Anoche fui al cine a ver la última película de Icíar Bollaín, La boda de Rosa. Me pasó lo que casi siempre pasa cuando a una le han hablado mucho y bien de algo, que no me pareció tan maravillosa. Pero gente, id a verla porque esta es una de esas historias que, a pesar de haberse quedado un poco a medias en el buceo de una premisa interesantísima, arrean un pellizco en algún lugar de tu rueda de hámster y eso siempre está bien.

No voy a contar nada que no se haya escrito sobre la peli: Rosa (o la estratosférica Candela Peña) es una mujer entregada a su trabajo, al cuidado de su padre, a la ayuda de todos los que la rodean y que, por supuesto, no le prestan la más mínima atención. Normal, para que otros te vean tienes que verte tú y, para muchas, eso es una asignatura pendiente desde hace décadas.

El caso es que Rosa se harta y resuelve que se va a casar consigo misma, en plan metáfora sobre la importancia del compromiso con la propia felicidad. El resto, un rato de enredo español en toda su esencia.

Pero, insisto, hay que verla. Porque una de las funciones más loables del cine es ser espejo de nuestras alegrías y nuestras miserias. Porque muchas no se han dado cuenta de que desaparecieron, igual que esos percheros donde todos cuelgan sus abrigos al llegar a casa. Invisibles, cargadas, pesadas, agotadas, infelices. Al contemplar a Rosa, algunas nos enfadaremos porque nos reconoceremos o porque identificaremos a alguien conocido. Qué ganas de agarrarlas de los hombros y agitarlas bien fuerte: espabila, criatura.

En el mejor de los casos, les pasa lo que a Rosa, que se les hinchan las narices, le arrean un buen hostión a la mesa y se encargan de establecer límites, esas barreras tan necesarias como denostadas.Tan machacadas por aquellos que pretenden hacernos creer que si no nos sometemos a sus designios somos malas madres, malas hijas, malas esposas, malas hermanas, malas amigas. Que les den.

En un caso menos bueno, el detonante del cambio es un hecho dramático que no te deja más remedio que subirte, por fin, los pantalones y resintonizar la brújula vital.

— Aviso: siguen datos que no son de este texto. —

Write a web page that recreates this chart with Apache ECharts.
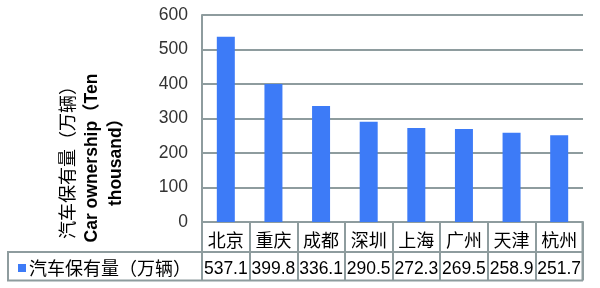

En el peor, te quedas bajo los abrigos por los siglos de los siglos, observando historias desde la barrera, al margen, rezando para que llegue pronto el buen tiempo y se aligere el peso perpetuo. La mala noticia es que uno acaba colgando en el perchero cualquier cachivache que le estorbe, también en pleno verano.

Algunos dirán que decidir vivir por y para los demás sin tenerse en cuenta es una opción válida. No estoy de acuerdo. A eso se le llama no decidir o, si lo prefieren, dejarse caer sobre la infelicidad más absoluta. No lanzarse, ojo: caerse. Y esta fantasía de la ingeniería que es el humano, tanto en cuerpo como en mente, no se creó para dejarse caer, sino para caminar, construir, curar, inventar. Para hacer de este un lugar mejor. Y uno no puede mejorar nada sin voluntad e ilusión.

Derretirse mientras los años pasan debería estar prohibido e, incluso, multado. Desperdiciar un regalo que a muchos se les niega o se les arrebata demasiado pronto es uno de los pocos pecados verdaderos. La vida está para vivirla y lo contrario es un acto de irresponsabilidad para con uno mismo y para con el resto de la humanidad.

Ojalá la peli de Bollaín, o esta columna, o lo que sea funcione como interruptor para que alguien se despoje de los abrigos ajenos y se vista el propio. Ya va siendo hora.